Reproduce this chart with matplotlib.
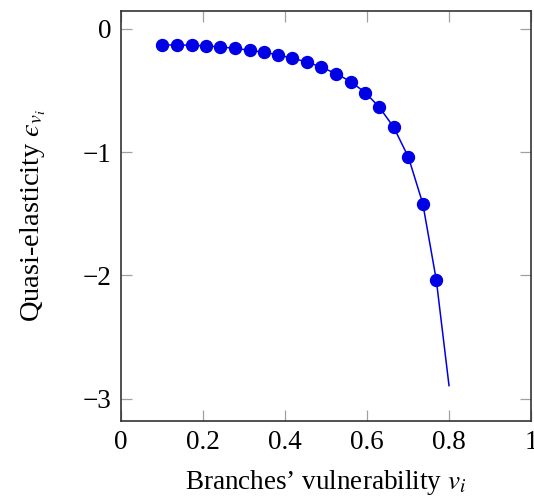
import matplotlib
matplotlib.use("Agg")
import matplotlib.pyplot as plt

# Marker samples
vuln = [0.100, 0.136, 0.172, 0.207, 0.242, 0.278, 0.314, 0.348, 0.384, 0.418,
        0.454, 0.489, 0.525, 0.560, 0.596, 0.630, 0.665, 0.701, 0.736, 0.769]
elast = [-0.130, -0.130, -0.132, -0.138, -0.146, -0.157, -0.173, -0.189, -0.211, -0.238,
         -0.268, -0.311, -0.363, -0.427, -0.517, -0.635, -0.797, -1.041, -1.417, -2.038]

# Curve continues past the last marker
curve_x = vuln + [0.800]
curve_y = elast + [-2.895]

xticks = [0, 0.2, 0.4, 0.6, 0.8, 1]
xtick_labels = ["0", "0.2", "0.4", "0.6", "0.8", "1"]
yticks = [0, -1, -2, -3]
ytick_labels = ["0", "\u22121", "\u22122", "\u22123"]

plt.rcParams['font.family'] = ['Liberation Serif', 'DejaVu Serif']
plt.rcParams['mathtext.fontset'] = 'stix'

fig = plt.figure(figsize=(5.34, 4.97), dpi=100)
ax = fig.add_axes([0.2266, 0.1535, 0.9944 - 0.2266, 0.9779 - 0.1535])

blue = '#0000E6'
ax.plot(curve_x, curve_y, color=blue, lw=1.1, zorder=2)
ax.plot(vuln, elast, 'o', color=blue, ms=8.6, mec=blue, zorder=3)

ax.set_xlim(0, 1)
ax.set_ylim(-3.18, 0.146)
ax.set_xticks(xticks)
ax.set_xticklabels(xtick_labels)
ax.set_yticks(yticks)
ax.set_yticklabels(ytick_labels)

ax.tick_params(direction='in', length=8, width=0.9, color='#A0A0A0',
               top=True, right=True, labelsize=19.5, pad=7)
for s in ax.spines.values():
    s.set_color('#333333')
    s.set_linewidth(1.2)

ax.set_xlabel("Branches\u2019 vulnerability $v_i$", fontsize=19.5, labelpad=9)
ax.set_ylabel("Quasi-elasticity $\u03f5_{v_i}$", fontsize=20.5, labelpad=25)

fig.savefig("out.png", dpi=100)
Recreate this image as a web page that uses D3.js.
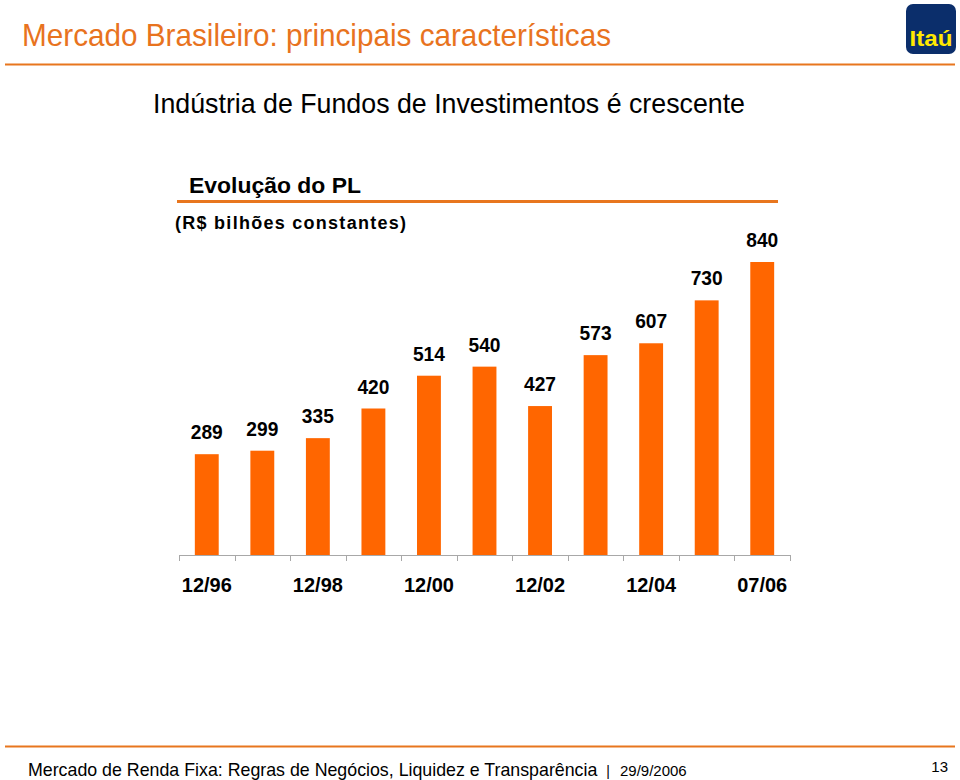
<!DOCTYPE html>
<html><head><meta charset="utf-8">
<script src="https://cdn.jsdelivr.net/npm/d3@7"></script>
<style>html,body{margin:0;padding:0;background:#fff;}svg{display:block;}</style>
</head><body>
<svg id="c" width="960" height="780"></svg>
<script>
const categories = ["12/96","12/97","12/98","12/99","12/00","12/01","12/02","12/03","12/04","12/05","07/06"];
const values = [289, 299, 335, 420, 514, 540, 427, 573, 607, 730, 840];
const tickLabels = ["12/96","12/98","12/00","12/02","12/04","07/06"];

const orange = "#FF6600";
const lineOrange = "#E8761E";
const font = "Arial, 'Liberation Sans', sans-serif";
const svg = d3.select("#c");

// Header
svg.append("text").attr("x", 22).attr("y", 46).attr("font-family", font).attr("font-size", 32)
  .attr("textLength", 589).attr("lengthAdjust", "spacingAndGlyphs")
  .attr("fill", "#E8731E").text("Mercado Brasileiro: principais características");
svg.append("line").attr("x1", 5).attr("x2", 955).attr("y1", 64.5).attr("y2", 64.5)
  .attr("stroke", lineOrange).attr("stroke-width", 2);
// Logo
svg.append("rect").attr("x", 906).attr("y", 4).attr("width", 50).attr("height", 50).attr("rx", 7)
  .attr("fill", "#0B2E6B");
svg.append("text").attr("x", 931).attr("y", 46).attr("text-anchor", "middle").attr("font-family", font)
  .attr("font-weight", "bold").attr("font-size", 22).attr("textLength", 43).attr("lengthAdjust", "spacingAndGlyphs")
  .attr("fill", "#FFE800").text("Itaú");

svg.append("text").attr("x", 153).attr("y", 113).attr("font-family", font).attr("font-size", 28)
  .attr("textLength", 592).attr("lengthAdjust", "spacingAndGlyphs")
  .attr("fill", "#000").text("Indústria de Fundos de Investimentos é crescente");

svg.append("text").attr("x", 189).attr("y", 193).attr("font-family", font).attr("font-size", 21.5)
  .attr("textLength", 172).attr("lengthAdjust", "spacingAndGlyphs")
  .attr("font-weight", "bold").attr("fill", "#000").text("Evolução do PL");
svg.append("line").attr("x1", 177).attr("x2", 778).attr("y1", 201.5).attr("y2", 201.5)
  .attr("stroke", lineOrange).attr("stroke-width", 3);
svg.append("text").attr("x", 175).attr("y", 229).attr("font-family", font).attr("font-size", 18)
  .attr("textLength", 231).attr("lengthAdjust", "spacing")
  .attr("font-weight", "bold").attr("fill", "#000").text("(R$ bilhões constantes)");

// Chart
const x = d3.scaleBand().domain(categories).range([179, 790]).paddingInner(0.57).paddingOuter(0.285);
const y = d3.scaleLinear().domain([0, 840]).range([555, 262]);

svg.selectAll("rect.bar").data(values).join("rect").attr("class", "bar")
  .attr("x", (d, i) => x(categories[i])).attr("width", x.bandwidth())
  .attr("y", d => y(d)).attr("height", d => y(0) - y(d)).attr("fill", orange);

svg.selectAll("text.val").data(values).join("text").attr("class", "val")
  .attr("x", (d, i) => x(categories[i]) + x.bandwidth() / 2).attr("y", d => y(d) - 15)
  .attr("text-anchor", "middle").attr("font-family", font).attr("font-size", 20)
  .attr("textLength", 32).attr("lengthAdjust", "spacingAndGlyphs")
  .attr("font-weight", "bold").attr("fill", "#000").text(d => d);

// Axis line + ticks at band boundaries
const x0 = 179, x1 = 790;
svg.append("line").attr("x1", x0).attr("x2", x1).attr("y1", 555.5).attr("y2", 555.5)
  .attr("stroke", "#A8A8A8").attr("stroke-width", 1);
svg.selectAll("line.tick").data(d3.range(categories.length + 1)).join("line").attr("class", "tick")
  .attr("x1", i => Math.round(x0 + i * (x1 - x0) / categories.length) + 0.5)
  .attr("x2", i => Math.round(x0 + i * (x1 - x0) / categories.length) + 0.5)
  .attr("y1", 555).attr("y2", 561).attr("stroke", "#A8A8A8").attr("stroke-width", 1);

svg.selectAll("text.tl").data(tickLabels).join("text").attr("class", "tl")
  .attr("x", d => x(d) + x.bandwidth() / 2).attr("y", 592)
  .attr("text-anchor", "middle").attr("font-family", font).attr("font-size", 21)
  .attr("textLength", 50).attr("lengthAdjust", "spacingAndGlyphs")
  .attr("font-weight", "bold").attr("fill", "#000").text(d => d);

// Footer
svg.append("line").attr("x1", 5).attr("x2", 955).attr("y1", 746.5).attr("y2", 746.5)
  .attr("stroke", lineOrange).attr("stroke-width", 2);
const ft = svg.append("text").attr("x", 28).attr("y", 776).attr("font-family", font).attr("fill", "#000");
ft.append("tspan").attr("font-size", 17.8).text("Mercado de Renda Fixa: Regras de Negócios, Liquidez e Transparência");
ft.append("tspan").attr("font-size", 14).attr("dx", 9).text("|");
ft.append("tspan").attr("font-size", 15).attr("dx", 10).text("29/9/2006");
svg.append("text").attr("x", 948).attr("y", 772).attr("text-anchor", "end").attr("font-family", font)
  .attr("font-size", 15).attr("fill", "#000").text("13");
</script>
</body></html>
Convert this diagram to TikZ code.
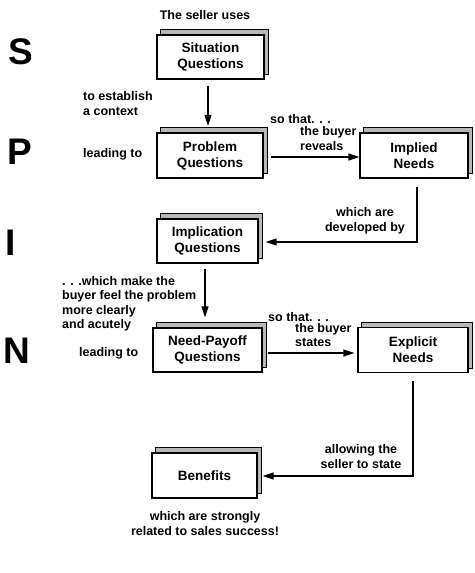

* Problem: Write the number of lines containing the word "this" and nothing besides it.

* Answer in full: 3